**RECORDS FOR THIS TASK:**
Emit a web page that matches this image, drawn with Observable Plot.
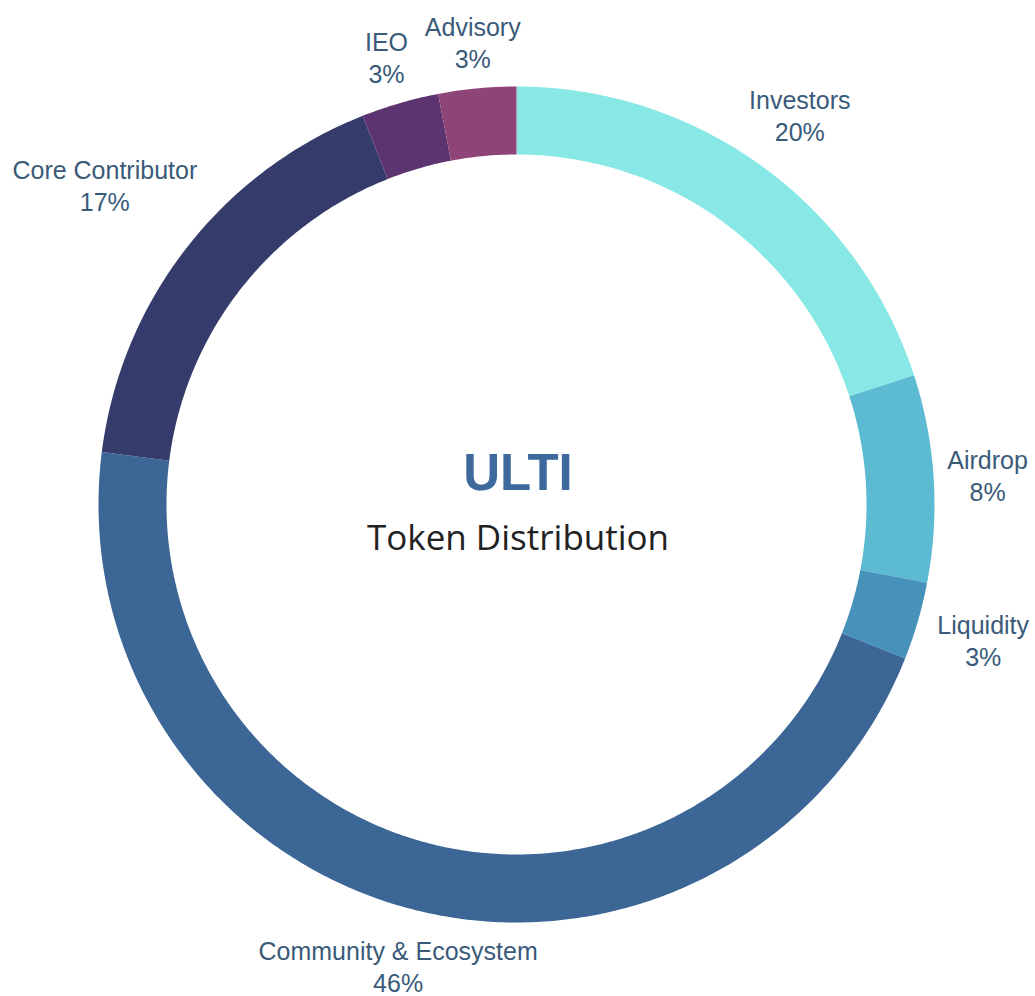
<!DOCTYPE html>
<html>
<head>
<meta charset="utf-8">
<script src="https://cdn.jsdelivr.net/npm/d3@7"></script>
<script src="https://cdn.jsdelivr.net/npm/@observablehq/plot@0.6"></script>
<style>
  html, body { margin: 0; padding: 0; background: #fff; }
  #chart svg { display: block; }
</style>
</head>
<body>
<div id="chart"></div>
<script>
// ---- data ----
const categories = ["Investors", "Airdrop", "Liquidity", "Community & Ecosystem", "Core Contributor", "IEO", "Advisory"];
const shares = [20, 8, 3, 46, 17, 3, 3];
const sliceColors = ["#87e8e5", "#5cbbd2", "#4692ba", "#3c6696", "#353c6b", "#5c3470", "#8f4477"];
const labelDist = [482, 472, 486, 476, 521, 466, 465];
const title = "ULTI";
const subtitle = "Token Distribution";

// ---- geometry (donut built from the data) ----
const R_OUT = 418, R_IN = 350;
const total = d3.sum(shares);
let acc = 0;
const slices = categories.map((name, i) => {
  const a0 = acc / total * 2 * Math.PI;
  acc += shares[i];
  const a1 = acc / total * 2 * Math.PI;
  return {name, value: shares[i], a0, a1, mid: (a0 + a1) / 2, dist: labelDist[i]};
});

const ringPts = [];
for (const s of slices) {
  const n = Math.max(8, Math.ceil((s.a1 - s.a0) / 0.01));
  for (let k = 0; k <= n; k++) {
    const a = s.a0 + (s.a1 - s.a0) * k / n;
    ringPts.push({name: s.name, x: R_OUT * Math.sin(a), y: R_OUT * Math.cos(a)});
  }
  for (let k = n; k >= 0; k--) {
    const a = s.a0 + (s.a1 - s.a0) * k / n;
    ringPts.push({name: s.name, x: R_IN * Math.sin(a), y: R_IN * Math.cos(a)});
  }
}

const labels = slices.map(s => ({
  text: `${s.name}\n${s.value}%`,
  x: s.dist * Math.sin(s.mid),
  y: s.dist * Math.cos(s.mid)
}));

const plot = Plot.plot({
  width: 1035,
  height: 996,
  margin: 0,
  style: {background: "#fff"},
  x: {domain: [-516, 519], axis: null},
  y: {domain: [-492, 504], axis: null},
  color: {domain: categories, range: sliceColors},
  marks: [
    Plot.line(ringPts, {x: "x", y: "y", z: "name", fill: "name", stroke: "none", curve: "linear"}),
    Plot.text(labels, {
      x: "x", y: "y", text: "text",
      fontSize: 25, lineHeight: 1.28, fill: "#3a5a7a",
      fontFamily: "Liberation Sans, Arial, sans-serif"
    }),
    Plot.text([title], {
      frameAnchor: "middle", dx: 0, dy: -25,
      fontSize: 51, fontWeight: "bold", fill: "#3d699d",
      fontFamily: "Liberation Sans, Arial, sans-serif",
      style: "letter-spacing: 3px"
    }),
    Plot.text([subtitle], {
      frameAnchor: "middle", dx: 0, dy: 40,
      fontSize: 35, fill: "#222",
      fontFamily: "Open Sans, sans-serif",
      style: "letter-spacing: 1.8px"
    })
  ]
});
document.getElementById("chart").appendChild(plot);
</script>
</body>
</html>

---

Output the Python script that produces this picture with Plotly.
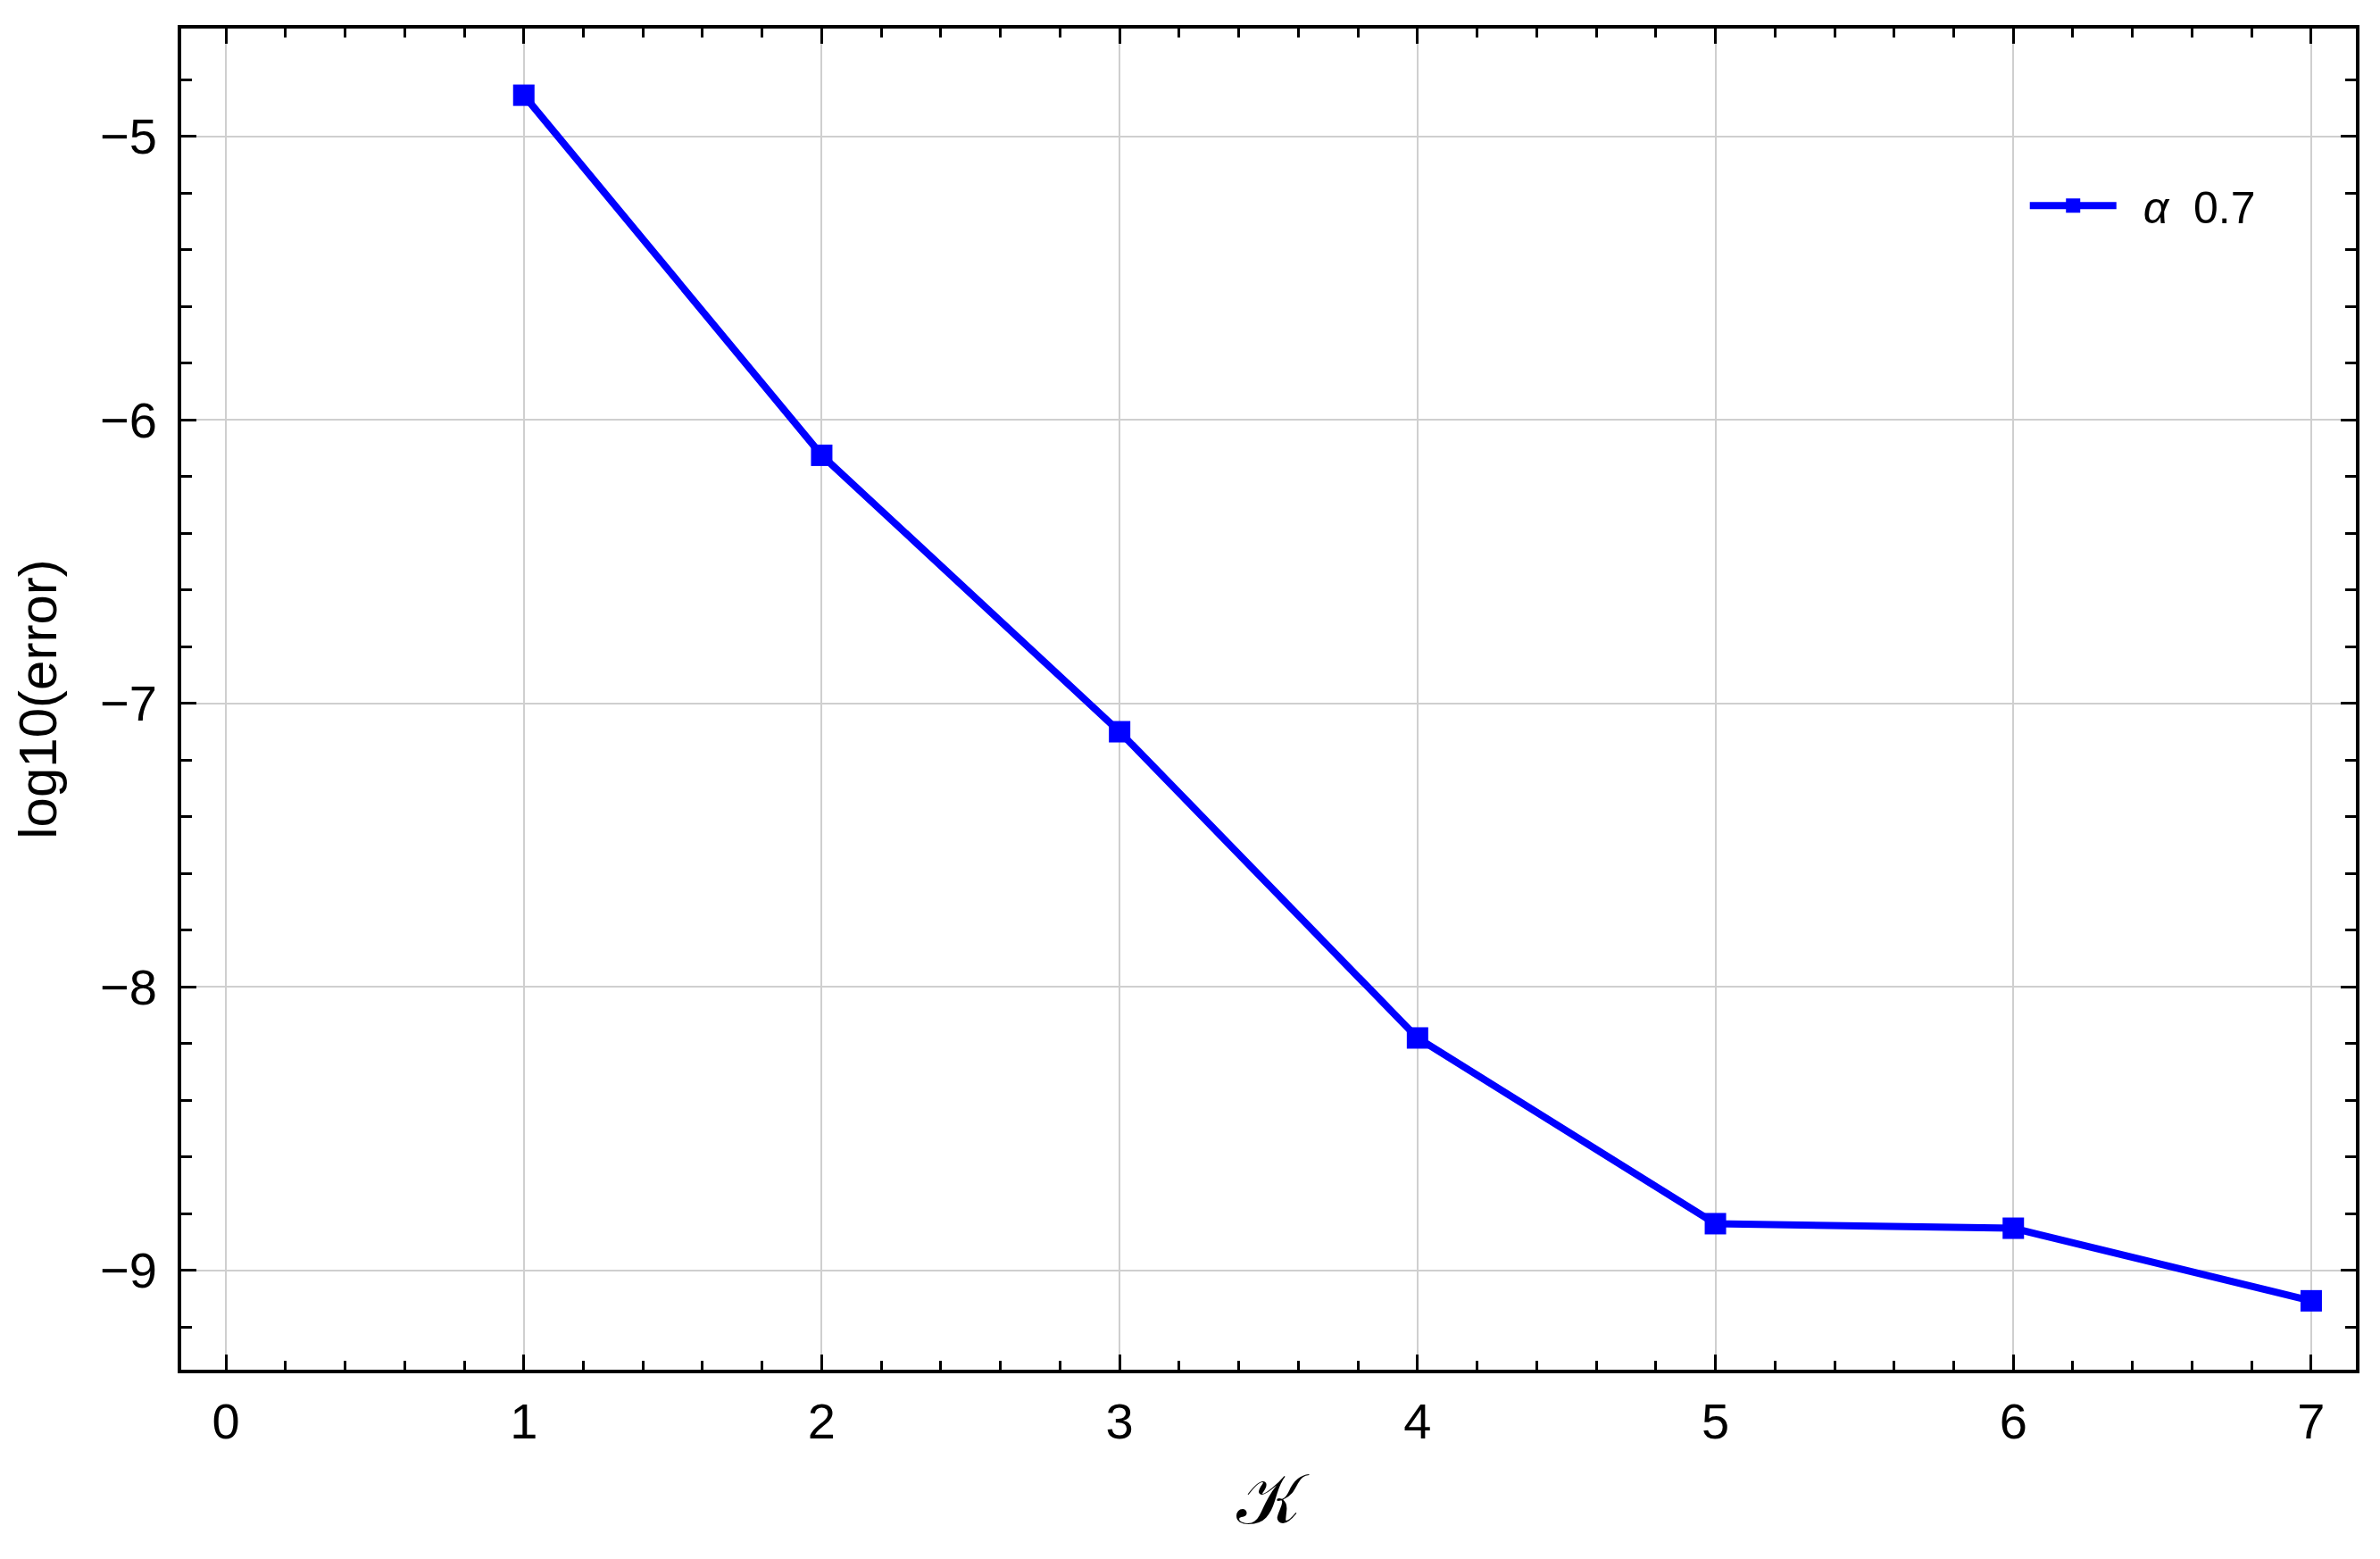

* * *

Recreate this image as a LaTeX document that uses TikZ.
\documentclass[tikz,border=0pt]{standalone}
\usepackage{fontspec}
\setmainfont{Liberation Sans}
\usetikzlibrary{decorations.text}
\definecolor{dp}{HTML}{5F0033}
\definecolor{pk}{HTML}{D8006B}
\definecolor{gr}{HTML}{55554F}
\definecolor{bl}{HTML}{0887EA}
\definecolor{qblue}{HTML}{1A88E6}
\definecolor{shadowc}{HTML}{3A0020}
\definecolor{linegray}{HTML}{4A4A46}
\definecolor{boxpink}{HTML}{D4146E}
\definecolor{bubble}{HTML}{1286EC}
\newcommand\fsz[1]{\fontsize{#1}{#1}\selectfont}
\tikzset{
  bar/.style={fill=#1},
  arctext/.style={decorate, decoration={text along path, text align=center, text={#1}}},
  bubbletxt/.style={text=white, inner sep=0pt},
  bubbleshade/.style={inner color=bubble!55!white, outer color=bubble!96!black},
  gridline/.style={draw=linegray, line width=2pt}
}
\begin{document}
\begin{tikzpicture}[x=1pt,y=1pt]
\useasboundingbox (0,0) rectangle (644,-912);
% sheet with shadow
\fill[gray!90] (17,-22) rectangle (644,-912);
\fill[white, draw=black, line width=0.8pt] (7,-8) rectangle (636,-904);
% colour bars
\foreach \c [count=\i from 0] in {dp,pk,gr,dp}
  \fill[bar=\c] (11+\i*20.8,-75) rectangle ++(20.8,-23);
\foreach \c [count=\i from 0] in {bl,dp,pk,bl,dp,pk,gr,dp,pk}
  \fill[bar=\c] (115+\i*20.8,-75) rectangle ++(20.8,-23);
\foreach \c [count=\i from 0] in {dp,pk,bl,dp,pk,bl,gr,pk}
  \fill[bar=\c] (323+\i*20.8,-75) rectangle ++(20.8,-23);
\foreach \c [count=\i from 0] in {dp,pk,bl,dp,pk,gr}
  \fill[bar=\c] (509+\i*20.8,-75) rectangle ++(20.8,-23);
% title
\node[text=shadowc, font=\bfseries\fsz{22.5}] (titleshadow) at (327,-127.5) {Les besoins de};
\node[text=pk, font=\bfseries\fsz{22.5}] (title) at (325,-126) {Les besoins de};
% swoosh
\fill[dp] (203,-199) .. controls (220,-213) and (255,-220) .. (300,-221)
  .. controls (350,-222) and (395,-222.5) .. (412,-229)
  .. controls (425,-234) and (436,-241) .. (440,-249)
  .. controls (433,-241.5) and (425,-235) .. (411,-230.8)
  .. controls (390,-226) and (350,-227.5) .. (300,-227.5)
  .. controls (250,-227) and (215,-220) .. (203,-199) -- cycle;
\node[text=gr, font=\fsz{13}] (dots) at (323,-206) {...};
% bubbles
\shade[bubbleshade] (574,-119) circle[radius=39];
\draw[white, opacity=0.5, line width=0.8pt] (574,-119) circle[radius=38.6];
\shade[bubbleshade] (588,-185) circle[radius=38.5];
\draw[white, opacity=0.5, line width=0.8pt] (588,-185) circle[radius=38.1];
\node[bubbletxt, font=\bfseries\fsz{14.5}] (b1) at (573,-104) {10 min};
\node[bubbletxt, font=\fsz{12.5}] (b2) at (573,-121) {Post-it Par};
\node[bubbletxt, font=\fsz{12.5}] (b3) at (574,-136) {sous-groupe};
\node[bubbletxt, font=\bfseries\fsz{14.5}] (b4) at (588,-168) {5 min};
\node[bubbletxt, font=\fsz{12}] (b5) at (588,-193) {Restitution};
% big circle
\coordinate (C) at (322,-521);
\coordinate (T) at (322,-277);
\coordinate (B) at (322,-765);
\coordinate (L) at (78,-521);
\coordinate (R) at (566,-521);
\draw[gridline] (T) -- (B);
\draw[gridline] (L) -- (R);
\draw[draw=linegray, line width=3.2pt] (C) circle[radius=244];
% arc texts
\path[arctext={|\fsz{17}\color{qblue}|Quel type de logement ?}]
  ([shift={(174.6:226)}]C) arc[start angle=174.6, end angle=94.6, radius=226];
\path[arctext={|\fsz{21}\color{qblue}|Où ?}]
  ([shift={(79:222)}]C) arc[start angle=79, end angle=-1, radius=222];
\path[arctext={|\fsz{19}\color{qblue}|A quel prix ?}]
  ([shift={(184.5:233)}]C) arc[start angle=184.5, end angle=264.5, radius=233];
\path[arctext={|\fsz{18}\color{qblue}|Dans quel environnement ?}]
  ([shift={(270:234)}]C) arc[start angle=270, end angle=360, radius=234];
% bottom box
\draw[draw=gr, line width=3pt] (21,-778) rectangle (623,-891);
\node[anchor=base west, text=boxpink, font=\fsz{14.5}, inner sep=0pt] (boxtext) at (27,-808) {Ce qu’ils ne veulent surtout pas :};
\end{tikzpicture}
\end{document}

**TO DO:** In the records above, locate the lines holding the word "image". Copy each of them.

**ANSWER TO THE TASK:**
Emit a web page that matches this image, drawn with Observable Plot.
Recreate this image as a LaTeX document that uses TikZ.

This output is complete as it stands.